While Cuban is no longer in a decision-making role after selling majority ownership of the Mavs, he was fined $600,000 by the league when he was still in charge late in the 2022-23 season for admitting Dallas was tanking to try to protect a first-round pick. The Mavs ended up getting center Dereck Lively II, a promising talent who has been plagued by injuries.
With tanking a hot topic again, Cuban started his post with “Why the NBA should embrace tanking,” and went on to say fans don't mind tanking because they want to have hope that the team can improve.
“Few can remember the score from the last game they saw or went to,” Cuban wrote. “They can’t remember the dunks or shots. What they remember is who they were with. Their family, friends, a date. That’s what makes the experience special.”

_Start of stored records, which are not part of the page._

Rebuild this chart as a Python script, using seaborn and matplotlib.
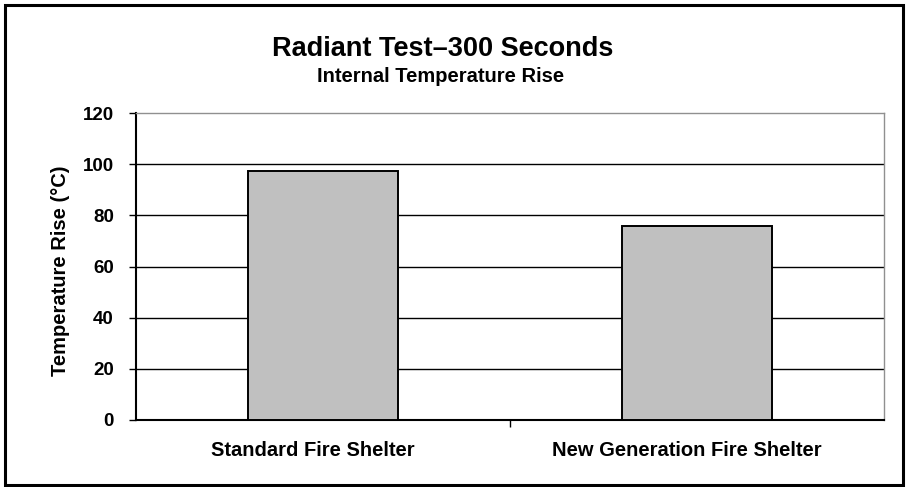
import matplotlib
matplotlib.use("Agg")
import matplotlib.pyplot as plt
import matplotlib.transforms as mtransforms
import seaborn as sns
import pandas as pd
from matplotlib.patches import Rectangle

# chart values
shelters = ["Standard Fire Shelter", "New Generation Fire Shelter"]
temp_rise = [97.3, 75.8]
y_ticks = [0, 20, 40, 60, 80, 100, 120]

df = pd.DataFrame({"Shelter": shelters, "Rise": temp_rise})

sns.set_style("white", {"text.color": "black", "axes.labelcolor": "black",
                        "xtick.color": "black", "ytick.color": "black"})
plt.rcParams["font.family"] = ["Liberation Sans", "DejaVu Sans"]

fig = plt.figure(figsize=(9.09, 4.87), dpi=100)
ax = fig.add_axes([136 / 909, 1 - 420 / 487, (884 - 136) / 909, (420 - 113) / 487])

sns.barplot(data=df, x="Shelter", y="Rise", color="#c0c0c0", edgecolor="black",
            linewidth=1.4, width=0.4, saturation=1, ax=ax, zorder=3)

ax.set_xlim(-0.5, 1.5)
ax.set_ylim(0, 120)
ax.set_yticks(y_ticks)
ax.set_yticklabels([str(t) for t in y_ticks], fontsize=13.5, fontweight="bold", color="black")
ax.set_xticks([0, 1])
ax.set_xticklabels(shelters, fontsize=14.5, fontweight="bold", color="black")
ax.set_xticks([0.5], minor=True)
ax.tick_params(axis="x", which="major", length=0, pad=15)
ax.tick_params(axis="x", which="minor", bottom=True, length=5, width=1, color="black",
               direction="out")
ax.tick_params(axis="y", left=True, length=5, width=1, color="black", direction="out", pad=11)

# category labels sit a little left of the bar centres, like the original
shift = mtransforms.ScaledTranslation(-10 / 100, 0, fig.dpi_scale_trans)
for lbl in ax.get_xticklabels():
    lbl.set_transform(lbl.get_transform() + shift)

for t in y_ticks[1:-1]:
    ax.axhline(t, color="black", linewidth=1, zorder=1)

for side in ["top", "right"]:
    ax.spines[side].set_color("#909090")
    ax.spines[side].set_linewidth(1)
for side in ["left", "bottom"]:
    ax.spines[side].set_color("black")
    ax.spines[side].set_linewidth(1.5)

ax.set_xlabel("")
ax.set_ylabel("Temperature Rise (°C)", fontsize=14.5, fontweight="bold", color="black")
ax.yaxis.set_label_coords((70 - 136) / 748, 0.485)

fig.text(443 / 909, 1 - 49 / 487, "Radiant Test–300 Seconds", ha="center", va="center",
         fontsize=19.5, fontweight="bold", color="black")
fig.text(441 / 909, 1 - 76 / 487, "Internal Temperature Rise", ha="center", va="center",
         fontsize=14.5, fontweight="bold", color="black")

# outer frame
fig.patches.append(Rectangle((5 / 909, 2 / 487), 898 / 909, 480 / 487, transform=fig.transFigure,
                             fill=False, edgecolor="black", linewidth=2.2))

fig.savefig("out.png", dpi=100)
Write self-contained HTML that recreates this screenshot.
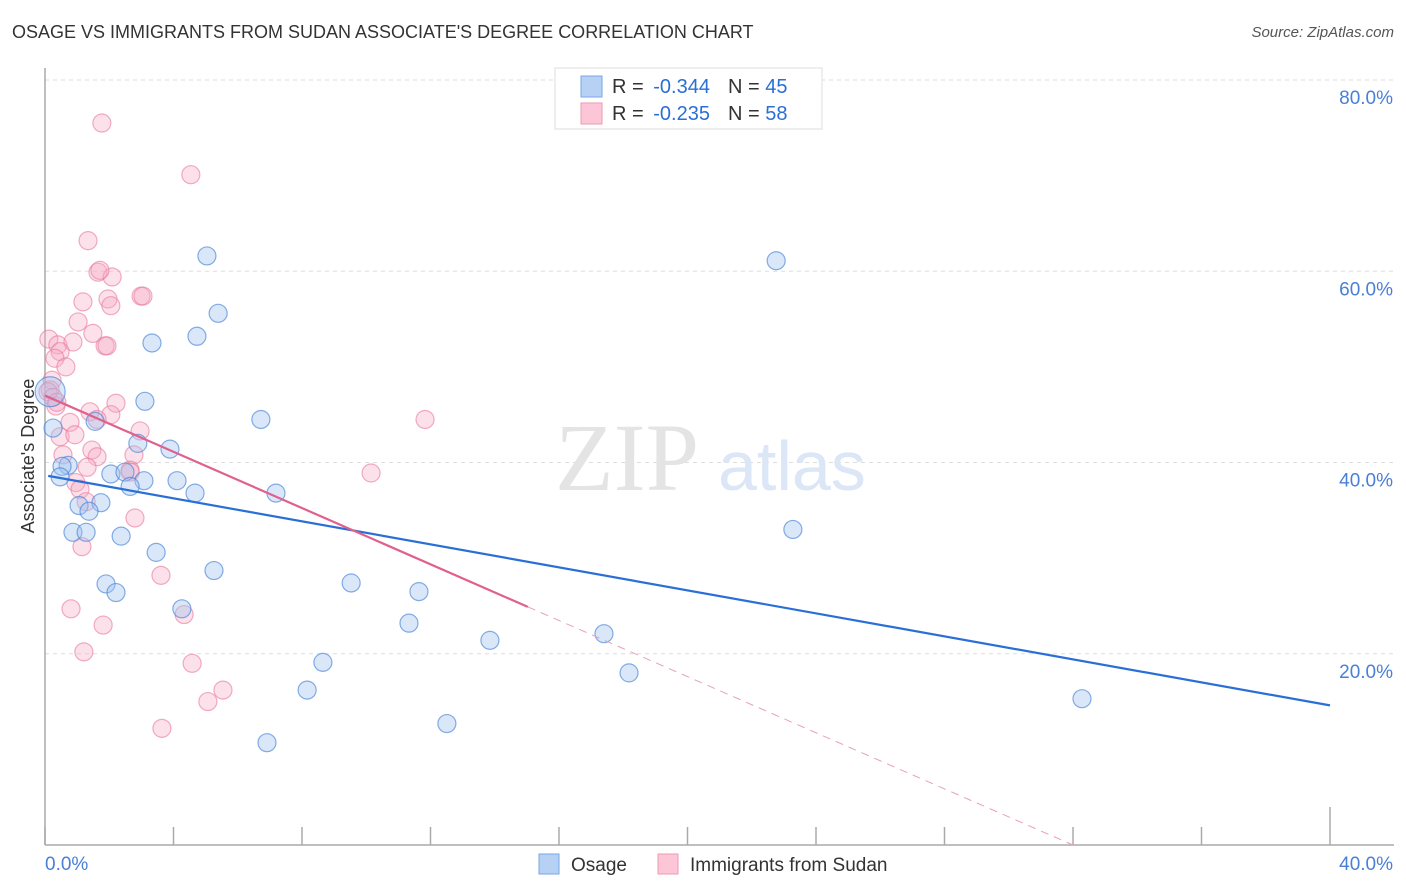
<!DOCTYPE html>
<html><head><meta charset="utf-8">
<style>
body{margin:0;background:#fff;font-family:"Liberation Sans",sans-serif;}
#wrap{position:relative;width:1406px;height:892px;overflow:hidden;}
.t{position:absolute;white-space:nowrap;}
</style></head>
<body>
<div id="wrap">
<div class="t" style="left:12px;top:22px;font-size:18px;color:#333;">OSAGE VS IMMIGRANTS FROM SUDAN ASSOCIATE'S DEGREE CORRELATION CHART</div>
<div class="t" style="right:12px;top:24px;font-size:15px;color:#555;font-style:italic;">Source: ZipAtlas.com</div>
<svg id="svg" width="1406" height="892" style="position:absolute;left:0;top:0"></svg>
</div>
<script>
const xTicksLabels=["0.0%","40.0%"];
const yTickValues=[20,40,60,80];
const blueX=[5.04,5.39,4.73,3.33,3.11,6.72,1.56,2.89,3.89,0.25,0.72,0.53,2.05,2.49,4.11,3.08,2.65,0.47,4.67,7.19,1.74,1.06,1.37,0.87,1.28,2.37,3.46,1.90,2.21,5.26,4.26,9.53,11.64,11.33,13.85,17.40,8.65,8.16,12.51,6.91,18.18,22.76,23.28,32.28,0.16];
const blueY=[61.6,55.6,53.2,52.5,46.4,44.5,44.3,42.0,41.4,43.6,39.7,39.6,38.8,39.0,38.1,38.1,37.5,38.5,36.8,36.8,35.8,35.5,34.9,32.7,32.7,32.3,30.6,27.3,26.4,28.7,24.7,27.4,26.5,23.2,21.4,22.1,19.1,16.2,12.7,10.7,18.0,61.1,33.0,15.3,47.4];
const pinkX=[1.77,4.54,1.34,1.65,2.09,1.71,1.18,1.96,2.05,2.99,3.05,1.03,1.49,0.12,0.40,0.87,1.87,1.93,0.47,0.31,0.65,0.22,0.16,0.09,0.25,0.34,1.40,2.21,2.05,1.62,0.78,0.47,0.93,2.96,1.46,1.62,2.77,0.56,2.65,1.31,0.96,1.09,1.28,2.80,1.15,3.61,0.81,4.33,1.81,1.21,4.58,5.54,5.07,3.64,11.83,10.15,0.37,2.65];
const pinkY=[75.5,70.1,63.2,59.9,59.4,60.1,56.8,57.1,56.4,57.4,57.4,54.7,53.5,52.9,52.3,52.6,52.2,52.2,51.6,50.9,50.0,48.6,47.6,47.4,46.8,45.9,45.3,46.2,45.0,44.5,44.2,42.7,42.9,43.3,41.3,40.6,40.8,40.8,39.2,39.5,37.9,37.2,35.9,34.2,31.2,28.2,24.7,24.1,23.0,20.2,19.0,16.2,15.0,12.2,44.5,38.9,46.3,39.0];
const blueTrend=[[0.1,38.6],[40,14.6]];
const pinkTrend=[[0,47.0],[15.03,24.9]];
const pinkDash=[[15.03,24.9],[32.0,0]];

const X=v=>45+v*32.125, Y=v=>845-v*9.5625;
const svg=document.getElementById('svg');
const NS='http://www.w3.org/2000/svg';
function mk(tag,attrs,parent){const e=document.createElementNS(NS,tag);for(const k in attrs)e.setAttribute(k,attrs[k]);(parent||svg).appendChild(e);return e;}
// gridlines
yTickValues.forEach(v=>{
 const g=mk('line',{x1:45,x2:1394,y1:Y(v),y2:Y(v),stroke:'#ddd','stroke-dasharray':'4,4'});
 
 
 const t=mk('text',{x:1393,y:Y(v)+24,'text-anchor':'end','font-size':19,fill:'#4a7fd6','font-family':'Liberation Sans'});
 t.textContent=v.toFixed(1)+'%';
 
 
});
// axes
const ya=mk('line',{x1:45,x2:45,y1:68,y2:845,stroke:'#aaa','stroke-width':1.5});


const xa=mk('line',{x1:45,x2:1394,y1:845,y2:845,stroke:'#aaa','stroke-width':1.5});


for(let i=0;i<=10;i++){
 const tk=mk('line',{x1:X(i*4),x2:X(i*4),y1:i==10?807:827,y2:845,stroke:'#aaa','stroke-width':1.5});
 
 
}
[[0,45,'start'],[1,1393,'end']].forEach(([i,x,a])=>{
 const t=mk('text',{x:x,y:870,'text-anchor':a,'font-size':19,fill:'#4a7fd6','font-family':'Liberation Sans'});
 t.textContent=xTicksLabels[i];
 
 
});
const yt=mk('text',{x:0,y:0,transform:'translate(34,456) rotate(-90)','text-anchor':'middle','font-size':18,fill:'#333','font-family':'Liberation Sans'});
yt.textContent="Associate's Degree";


// watermark
const wm=mk('text',{x:555,y:490,'font-size':96,fill:'#e4e4e4','font-family':'Liberation Serif'});
wm.textContent='ZIP';


const wm2=mk('text',{x:718,y:490,'font-size':70,fill:'#dbe6f6','font-family':'Liberation Sans'});
wm2.textContent='atlas';


// points
pinkX.forEach((v,i)=>{
 const c=mk('circle',{cx:X(v),cy:Y(pinkY[i]),r:9,fill:'rgba(246,170,195,0.35)',stroke:'rgba(232,120,155,0.6)','stroke-width':1.2});
 
 
});
blueX.forEach((v,i)=>{
 const big=i==blueX.length-1;
 const c=mk('circle',{cx:X(v),cy:Y(blueY[i]),r:big?15:9,fill:'rgba(160,195,240,0.4)',stroke:'rgba(70,130,215,0.65)','stroke-width':1.2});
 
 
});
// trend lines
const bl=mk('line',{x1:X(blueTrend[0][0]),y1:Y(blueTrend[0][1]),x2:X(blueTrend[1][0]),y2:Y(blueTrend[1][1]),stroke:'#2a6fd6','stroke-width':2.2});


const pl=mk('line',{x1:X(pinkTrend[0][0]),y1:Y(pinkTrend[0][1]),x2:X(pinkTrend[1][0]),y2:Y(pinkTrend[1][1]),stroke:'#e0608e','stroke-width':2.2});


const pd=mk('line',{x1:X(pinkDash[0][0]),y1:Y(pinkDash[0][1]),x2:X(pinkDash[1][0]),y2:Y(pinkDash[1][1]),stroke:'#e8a0b8','stroke-width':1,'stroke-dasharray':'8,6'});


// legend box
const lb=mk('rect',{x:555,y:68,width:267,height:61,fill:'#fff',stroke:'#ddd'});


[[0,'-0.344','45','#b7d1f5','#7aa6e6'],[1,'-0.235','58','#fcc6d6','#ef9ab5']].forEach(([i,r,n,f,s])=>{
 const y=86+i*27;
 const sw=mk('rect',{x:581,y:y-10,width:21,height:21,fill:f,stroke:s});
 
 
 const t=mk('text',{x:612,y:y+7,'font-size':20,fill:'#333','font-family':'Liberation Sans'});
 t.innerHTML='R = <tspan fill="#2a6fd6" dx="4">'+r+'</tspan><tspan dx="18">N = </tspan><tspan fill="#2a6fd6">'+n+'</tspan>';
 
 
});
// bottom legend
[[539,'Osage','#b7d1f5','#7aa6e6'],[658,'Immigrants from Sudan','#fcc6d6','#ef9ab5']].forEach(([x,l,f,s])=>{
 const sw=mk('rect',{x:x,y:854,width:20,height:20,fill:f,stroke:s});
 
 
 const t=mk('text',{x:x+32,y:871,'font-size':19,fill:'#333','font-family':'Liberation Sans'});
 t.textContent=l;
 
 
});
</script>
</body></html>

With that in mind, Cuban said, the league should focus more on affordability than the integrity issue that is at the heart of tanking.
“The NBA should worry more about fan experience than tanking,” he wrote. “It should worry more about pricing fans out of games than tanking.”
Though the Mavericks weren't accused of tanking in 2017-18, Cuban essentially wrote in his post that they did. Dallas finished with its worst record in 30 years at 24-58, but didn't get lucky in the lottery like this past year. The Mavs ended up with the fifth pick and had to trade up two spots to get Doncic.
“We didn't tank often,” wrote Cuban, who also noted that current salary cap rules have made productive rookies even more valuable for winning rosters. “Only a few times over 23 years, but when we did, our fans appreciated it. And it got us to where we could improve, trade up to get Luka and improve our team.”